Aim: Exactly as written, retype the listing below, omitting the pictures.

--- begin ---

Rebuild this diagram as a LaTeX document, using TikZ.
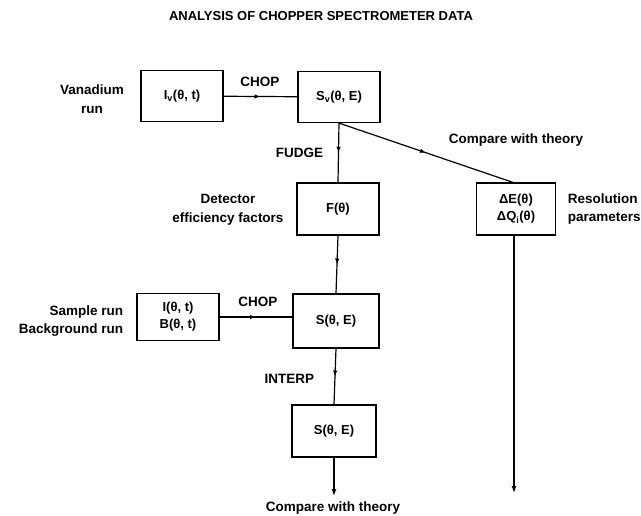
\documentclass[tikz,border=0pt]{standalone}
\usepackage{fontspec}
\setmainfont{Liberation Sans}
\usetikzlibrary{arrows.meta,decorations.markings}

\begin{document}
\begin{tikzpicture}[x=1pt, y=-1pt, line width=1.2pt]
  \tikzset{
    databox/.style={draw, minimum width=82pt, minimum height=51pt, align=center,
      inner sep=2pt, font=\fontsize{13}{17}\selectfont\bfseries},
    lbl/.style={font=\fontsize{13.5}{18.5}\selectfont\bfseries, align=center},
    midarrow/.style={decoration={markings,
      mark=at position 0.5 with {\arrow{Latex[length=6pt,width=4.5pt]}}}, postaction=decorate},
    endarrow/.style={-{Latex[length=7pt,width=5pt]}}
  }
  \useasboundingbox (0,0) rectangle (641,516);

  \node[lbl, font=\fontsize{13}{16}\selectfont\bfseries] (title) at (321,16) {ANALYSIS OF CHOPPER SPECTROMETER DATA};

  % boxes
  \node[databox] (Iv) at (182,96) {I\textsubscript{v}(θ, t)};
  \node[databox] (Sv) at (339,97) {S\textsubscript{v}(θ, E)};
  \node[databox, minimum height=52pt] (F) at (338,209) {F(θ)};
  \node[databox, minimum width=79pt, minimum height=52pt] (res) at (516,209) {ΔE(θ)\\ΔQ\textsubscript{i}(θ)};
  \node[databox, minimum height=47pt] (IB) at (178,317) {I(θ, t)\\B(θ, t)};
  \node[databox, minimum width=86pt, minimum height=54pt] (S1) at (336,321) {S(θ, E)};
  \node[databox, minimum width=84pt, minimum height=52pt] (S2) at (334,431) {S(θ, E)};

  % side texts
  \node[lbl] (van) at (92,99) {Vanadium\\run};
  \node[lbl] (det) at (228,210) {Detector\\efficiency factors};
  \node[lbl, align=right, anchor=east] (runs) at (127,321) {Sample run\\Background run};
  \node[lbl, align=left, anchor=west] (respar) at (564,209) {Resolution\\parameters};
  \node[lbl] (cmp1) at (516,140) {Compare with theory};
  \node[lbl] (cmp2) at (333,508) {Compare with theory};

  % operation labels
  \node[lbl] (chop1) at (260,82) {CHOP};
  \node[lbl] (chop2) at (258,302) {CHOP};
  \node[lbl, anchor=east] (fudge) at (327,153) {FUDGE};
  \node[lbl, anchor=east] (interp) at (318,379) {INTERP};

  \coordinate (resend) at (514,493);
  \coordinate (cmpend) at (334,496);

  \draw[midarrow] (Iv) -- (Sv);
  \draw[midarrow] (Sv.south) -- (F.north);
  \draw[midarrow] (Sv.south) -- ([xshift=-3pt]res.north);
  \draw[midarrow] (F.south) -- (S1.north);
  \draw[midarrow] (IB.east) -- (IB.east -| S1.west);
  \draw[midarrow] (S1.south) -- (S2.north);
  \draw[endarrow] (S2.south) -- (cmpend);
  \draw[endarrow] ([xshift=-2pt]res.south) -- (resend);
\end{tikzpicture}
\end{document}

--- end ---

Result of the exercise:
Rebuild this diagram as a LaTeX document, using TikZ.
\documentclass[tikz,border=0pt]{standalone}
\usepackage{fontspec}
\setmainfont{Liberation Sans}
\usetikzlibrary{arrows.meta,decorations.markings}

\begin{document}
\begin{tikzpicture}[x=1pt, y=-1pt, line width=1.2pt]
  \tikzset{
    databox/.style={draw, minimum width=82pt, minimum height=51pt, align=center,
      inner sep=2pt, font=\fontsize{13}{17}\selectfont\bfseries},
    lbl/.style={font=\fontsize{13.5}{18.5}\selectfont\bfseries, align=center},
    midarrow/.style={decoration={markings,
      mark=at position 0.5 with {\arrow{Latex[length=6pt,width=4.5pt]}}}, postaction=decorate},
    endarrow/.style={-{Latex[length=7pt,width=5pt]}}
  }
  \useasboundingbox (0,0) rectangle (641,516);

  \node[lbl, font=\fontsize{13}{16}\selectfont\bfseries] (title) at (321,16) {ANALYSIS OF CHOPPER SPECTROMETER DATA};

  % boxes
  \node[databox] (Iv) at (182,96) {I\textsubscript{v}(θ, t)};
  \node[databox] (Sv) at (339,97) {S\textsubscript{v}(θ, E)};
  \node[databox, minimum height=52pt] (F) at (338,209) {F(θ)};
  \node[databox, minimum width=79pt, minimum height=52pt] (res) at (516,209) {ΔE(θ)\\ΔQ\textsubscript{i}(θ)};
  \node[databox, minimum height=47pt] (IB) at (178,317) {I(θ, t)\\B(θ, t)};
  \node[databox, minimum width=86pt, minimum height=54pt] (S1) at (336,321) {S(θ, E)};
  \node[databox, minimum width=84pt, minimum height=52pt] (S2) at (334,431) {S(θ, E)};

  % side texts
  \node[lbl] (van) at (92,99) {Vanadium\\run};
  \node[lbl] (det) at (228,210) {Detector\\efficiency factors};
  \node[lbl, align=right, anchor=east] (runs) at (127,321) {Sample run\\Background run};
  \node[lbl, align=left, anchor=west] (respar) at (564,209) {Resolution\\parameters};
  \node[lbl] (cmp1) at (516,140) {Compare with theory};
  \node[lbl] (cmp2) at (333,508) {Compare with theory};

  % operation labels
  \node[lbl] (chop1) at (260,82) {CHOP};
  \node[lbl] (chop2) at (258,302) {CHOP};
  \node[lbl, anchor=east] (fudge) at (327,153) {FUDGE};
  \node[lbl, anchor=east] (interp) at (318,379) {INTERP};

  \coordinate (resend) at (514,493);
  \coordinate (cmpend) at (334,496);

  \draw[midarrow] (Iv) -- (Sv);
  \draw[midarrow] (Sv.south) -- (F.north);
  \draw[midarrow] (Sv.south) -- ([xshift=-3pt]res.north);
  \draw[midarrow] (F.south) -- (S1.north);
  \draw[midarrow] (IB.east) -- (IB.east -| S1.west);
  \draw[midarrow] (S1.south) -- (S2.north);
  \draw[endarrow] (S2.south) -- (cmpend);
  \draw[endarrow] ([xshift=-2pt]res.south) -- (resend);
\end{tikzpicture}
\end{document}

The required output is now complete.